China National Petroleum Corp (CNPC) has frozen its sales of fuels to North Korea, fearing that it will not get paid amidst the pressures to make Pyongyang rein in its nuclear and missile programs. It is not clear how long the freeze will last but a prolonged standoff would force North Korea to look for alternative suppliers of diesel and gasoline. CNPC and the Chinese Ministry of Commerce did not comment and neither did China’s Foreign Ministry and North Korea’s Embassy in Beijing.
A source close to CNPC, however, revealed that the company felt it was a “commercial decision” and decided to put fuel sales on hold “over the last month or two”. “It’s no longer worth the risks,” said the source. Chinese and international banks are intensifying compliance checks on firms dealings with the countries blacklisted on the US sanctions list, including North Korea. The North Korean agents who mostly purchase the diesel and gasoline have not been able to pay for the supplies — CNPC normally requires payments in advance.

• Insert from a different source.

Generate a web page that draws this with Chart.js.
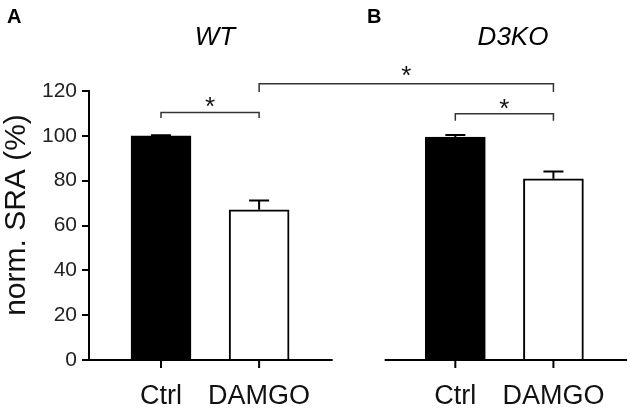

In 2016, China sold to North Korea more than 96,000 tons of gasoline and almost 45,000 tons of diesel worth a total of $64 million where it is used across the country from fishermen, farmers through to the military. Most of those amounts were channeled through CNPC, which has been dominating China’s trade with North Korea for 20 years. The May 2017 data revealed that China supplied lower volumes of both diesel and gasoline to North Korea compared with April. In the meantime, fuel prices in the totalitarian country have sharply risen, hinting a tightening supply.